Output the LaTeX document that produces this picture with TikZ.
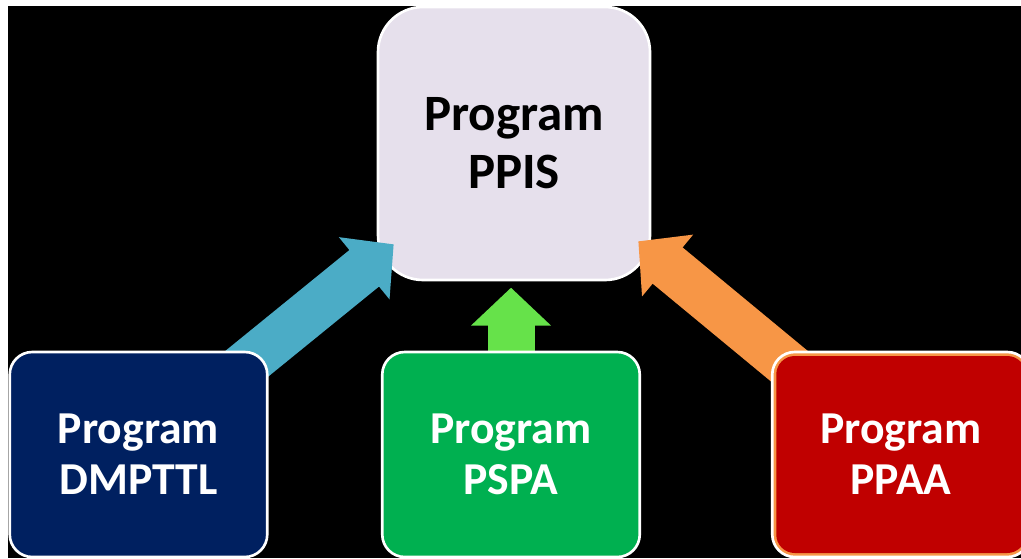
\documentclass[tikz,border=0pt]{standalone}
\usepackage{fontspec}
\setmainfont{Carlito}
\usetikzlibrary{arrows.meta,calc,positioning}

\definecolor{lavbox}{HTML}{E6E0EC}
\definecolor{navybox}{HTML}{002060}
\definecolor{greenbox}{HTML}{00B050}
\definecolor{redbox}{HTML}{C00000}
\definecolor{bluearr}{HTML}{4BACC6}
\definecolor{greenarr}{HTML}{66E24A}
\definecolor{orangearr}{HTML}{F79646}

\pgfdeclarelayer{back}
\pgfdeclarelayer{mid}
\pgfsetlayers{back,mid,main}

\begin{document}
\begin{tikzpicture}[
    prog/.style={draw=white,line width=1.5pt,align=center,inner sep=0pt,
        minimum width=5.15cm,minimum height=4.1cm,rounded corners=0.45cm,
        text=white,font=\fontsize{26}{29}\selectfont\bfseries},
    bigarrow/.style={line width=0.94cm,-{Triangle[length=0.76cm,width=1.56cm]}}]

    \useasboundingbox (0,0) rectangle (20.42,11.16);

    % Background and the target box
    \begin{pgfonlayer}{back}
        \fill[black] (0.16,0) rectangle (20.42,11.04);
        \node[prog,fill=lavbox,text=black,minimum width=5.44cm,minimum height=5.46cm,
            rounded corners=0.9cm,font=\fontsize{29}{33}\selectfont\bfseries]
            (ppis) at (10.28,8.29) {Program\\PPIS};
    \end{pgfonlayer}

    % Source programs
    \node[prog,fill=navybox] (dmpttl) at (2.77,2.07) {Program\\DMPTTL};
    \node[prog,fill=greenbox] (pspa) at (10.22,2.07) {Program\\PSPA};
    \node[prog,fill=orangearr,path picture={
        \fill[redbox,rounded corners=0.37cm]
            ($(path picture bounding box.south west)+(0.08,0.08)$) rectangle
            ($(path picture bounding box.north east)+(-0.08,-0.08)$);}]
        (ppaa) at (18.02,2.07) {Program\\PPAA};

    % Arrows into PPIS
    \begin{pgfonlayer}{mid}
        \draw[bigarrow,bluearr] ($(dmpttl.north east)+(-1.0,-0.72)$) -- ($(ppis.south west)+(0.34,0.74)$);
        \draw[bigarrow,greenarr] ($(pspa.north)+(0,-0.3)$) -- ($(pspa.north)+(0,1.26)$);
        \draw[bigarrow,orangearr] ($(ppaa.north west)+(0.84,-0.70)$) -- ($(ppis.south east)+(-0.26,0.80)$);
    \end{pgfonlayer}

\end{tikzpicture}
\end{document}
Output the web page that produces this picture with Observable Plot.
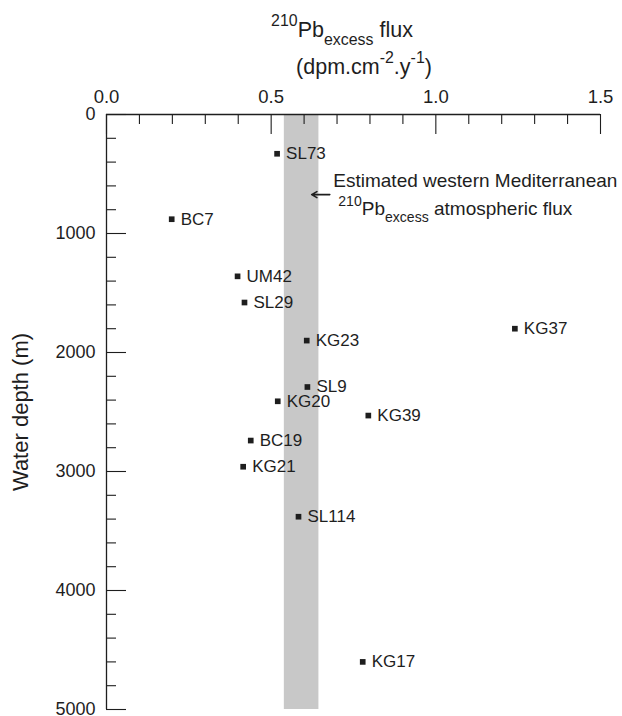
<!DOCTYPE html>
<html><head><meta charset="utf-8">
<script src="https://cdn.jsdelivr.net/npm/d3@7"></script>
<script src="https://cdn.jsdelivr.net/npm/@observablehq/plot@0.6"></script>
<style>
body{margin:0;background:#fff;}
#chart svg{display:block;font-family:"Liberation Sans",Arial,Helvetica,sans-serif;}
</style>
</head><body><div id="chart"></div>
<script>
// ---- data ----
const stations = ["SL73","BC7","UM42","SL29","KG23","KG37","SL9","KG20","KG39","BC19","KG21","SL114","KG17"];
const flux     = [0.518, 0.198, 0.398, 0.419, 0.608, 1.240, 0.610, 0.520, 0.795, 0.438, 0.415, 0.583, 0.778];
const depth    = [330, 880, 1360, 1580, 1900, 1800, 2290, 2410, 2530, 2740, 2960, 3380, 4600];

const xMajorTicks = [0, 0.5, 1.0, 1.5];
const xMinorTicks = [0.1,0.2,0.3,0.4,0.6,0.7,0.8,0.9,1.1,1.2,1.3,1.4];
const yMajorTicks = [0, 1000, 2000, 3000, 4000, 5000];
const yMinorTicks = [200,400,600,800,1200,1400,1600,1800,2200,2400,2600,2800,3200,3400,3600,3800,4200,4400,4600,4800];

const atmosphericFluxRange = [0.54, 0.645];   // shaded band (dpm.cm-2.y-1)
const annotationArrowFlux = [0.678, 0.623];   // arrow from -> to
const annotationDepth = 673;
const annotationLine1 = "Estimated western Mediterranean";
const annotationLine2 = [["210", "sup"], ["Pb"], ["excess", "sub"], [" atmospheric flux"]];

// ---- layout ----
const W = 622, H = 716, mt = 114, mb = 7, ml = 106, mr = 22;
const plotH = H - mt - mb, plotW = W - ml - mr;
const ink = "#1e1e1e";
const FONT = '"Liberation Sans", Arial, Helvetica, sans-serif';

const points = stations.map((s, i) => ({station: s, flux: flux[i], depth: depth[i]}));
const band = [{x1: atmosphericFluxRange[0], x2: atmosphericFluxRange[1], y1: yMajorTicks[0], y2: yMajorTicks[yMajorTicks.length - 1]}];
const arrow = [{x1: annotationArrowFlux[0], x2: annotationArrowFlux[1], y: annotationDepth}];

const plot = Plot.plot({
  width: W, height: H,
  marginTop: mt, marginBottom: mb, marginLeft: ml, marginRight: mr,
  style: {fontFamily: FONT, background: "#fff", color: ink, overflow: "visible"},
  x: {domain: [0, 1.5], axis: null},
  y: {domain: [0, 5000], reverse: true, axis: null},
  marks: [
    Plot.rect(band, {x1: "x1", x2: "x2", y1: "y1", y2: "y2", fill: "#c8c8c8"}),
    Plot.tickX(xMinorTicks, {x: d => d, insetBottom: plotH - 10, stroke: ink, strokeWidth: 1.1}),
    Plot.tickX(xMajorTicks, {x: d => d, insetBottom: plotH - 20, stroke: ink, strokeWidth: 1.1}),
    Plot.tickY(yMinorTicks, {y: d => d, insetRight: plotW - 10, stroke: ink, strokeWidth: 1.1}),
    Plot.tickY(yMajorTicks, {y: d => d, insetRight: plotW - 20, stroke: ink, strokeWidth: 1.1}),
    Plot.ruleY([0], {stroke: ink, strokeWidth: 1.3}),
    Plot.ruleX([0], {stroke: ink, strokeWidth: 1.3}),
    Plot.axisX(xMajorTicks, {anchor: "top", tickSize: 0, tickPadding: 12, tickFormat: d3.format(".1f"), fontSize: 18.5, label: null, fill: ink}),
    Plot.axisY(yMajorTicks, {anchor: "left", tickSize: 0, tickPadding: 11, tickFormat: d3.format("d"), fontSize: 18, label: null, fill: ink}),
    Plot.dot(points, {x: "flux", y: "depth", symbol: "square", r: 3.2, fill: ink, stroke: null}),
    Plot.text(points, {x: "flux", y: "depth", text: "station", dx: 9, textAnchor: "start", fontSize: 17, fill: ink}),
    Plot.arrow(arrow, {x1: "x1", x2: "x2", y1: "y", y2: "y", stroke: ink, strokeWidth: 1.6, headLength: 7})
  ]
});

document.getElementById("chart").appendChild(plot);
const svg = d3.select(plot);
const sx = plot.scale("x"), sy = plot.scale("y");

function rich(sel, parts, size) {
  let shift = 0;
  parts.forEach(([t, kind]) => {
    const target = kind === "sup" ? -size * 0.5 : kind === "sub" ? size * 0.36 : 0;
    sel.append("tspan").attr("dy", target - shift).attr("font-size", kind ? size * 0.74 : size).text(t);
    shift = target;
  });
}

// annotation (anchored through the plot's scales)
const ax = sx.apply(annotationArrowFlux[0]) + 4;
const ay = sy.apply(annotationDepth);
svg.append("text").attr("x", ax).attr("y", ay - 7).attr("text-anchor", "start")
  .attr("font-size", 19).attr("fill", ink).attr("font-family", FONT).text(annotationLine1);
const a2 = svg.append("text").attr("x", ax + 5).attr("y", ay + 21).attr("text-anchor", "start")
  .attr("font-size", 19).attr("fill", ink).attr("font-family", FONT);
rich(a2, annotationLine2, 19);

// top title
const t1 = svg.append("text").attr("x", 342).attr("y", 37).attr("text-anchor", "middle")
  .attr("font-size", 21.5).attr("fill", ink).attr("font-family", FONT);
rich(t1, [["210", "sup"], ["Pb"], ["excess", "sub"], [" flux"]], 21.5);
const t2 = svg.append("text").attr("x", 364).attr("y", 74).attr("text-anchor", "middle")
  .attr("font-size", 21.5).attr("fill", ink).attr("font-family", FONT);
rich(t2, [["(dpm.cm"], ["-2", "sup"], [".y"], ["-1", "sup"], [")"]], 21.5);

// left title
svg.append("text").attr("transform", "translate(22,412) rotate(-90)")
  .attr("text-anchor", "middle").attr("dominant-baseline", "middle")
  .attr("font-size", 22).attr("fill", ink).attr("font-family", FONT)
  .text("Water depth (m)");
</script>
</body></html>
────────
Instructions to follow:
Reproduce the records word for word, please, from their first line up to and including the line that contains "(ppaa) at (18.02,2.07)", but no pictures.

Written solution:
Output the LaTeX document that produces this picture with TikZ.
\documentclass[tikz,border=0pt]{standalone}
\usepackage{fontspec}
\setmainfont{Carlito}
\usetikzlibrary{arrows.meta,calc,positioning}

\definecolor{lavbox}{HTML}{E6E0EC}
\definecolor{navybox}{HTML}{002060}
\definecolor{greenbox}{HTML}{00B050}
\definecolor{redbox}{HTML}{C00000}
\definecolor{bluearr}{HTML}{4BACC6}
\definecolor{greenarr}{HTML}{66E24A}
\definecolor{orangearr}{HTML}{F79646}

\pgfdeclarelayer{back}
\pgfdeclarelayer{mid}
\pgfsetlayers{back,mid,main}

\begin{document}
\begin{tikzpicture}[
    prog/.style={draw=white,line width=1.5pt,align=center,inner sep=0pt,
        minimum width=5.15cm,minimum height=4.1cm,rounded corners=0.45cm,
        text=white,font=\fontsize{26}{29}\selectfont\bfseries},
    bigarrow/.style={line width=0.94cm,-{Triangle[length=0.76cm,width=1.56cm]}}]

    \useasboundingbox (0,0) rectangle (20.42,11.16);

    % Background and the target box
    \begin{pgfonlayer}{back}
        \fill[black] (0.16,0) rectangle (20.42,11.04);
        \node[prog,fill=lavbox,text=black,minimum width=5.44cm,minimum height=5.46cm,
            rounded corners=0.9cm,font=\fontsize{29}{33}\selectfont\bfseries]
            (ppis) at (10.28,8.29) {Program\\PPIS};
    \end{pgfonlayer}

    % Source programs
    \node[prog,fill=navybox] (dmpttl) at (2.77,2.07) {Program\\DMPTTL};
    \node[prog,fill=greenbox] (pspa) at (10.22,2.07) {Program\\PSPA};
    \node[prog,fill=orangearr,path picture={
        \fill[redbox,rounded corners=0.37cm]
            ($(path picture bounding box.south west)+(0.08,0.08)$) rectangle
            ($(path picture bounding box.north east)+(-0.08,-0.08)$);}]
        (ppaa) at (18.02,2.07) {Program\\PPAA};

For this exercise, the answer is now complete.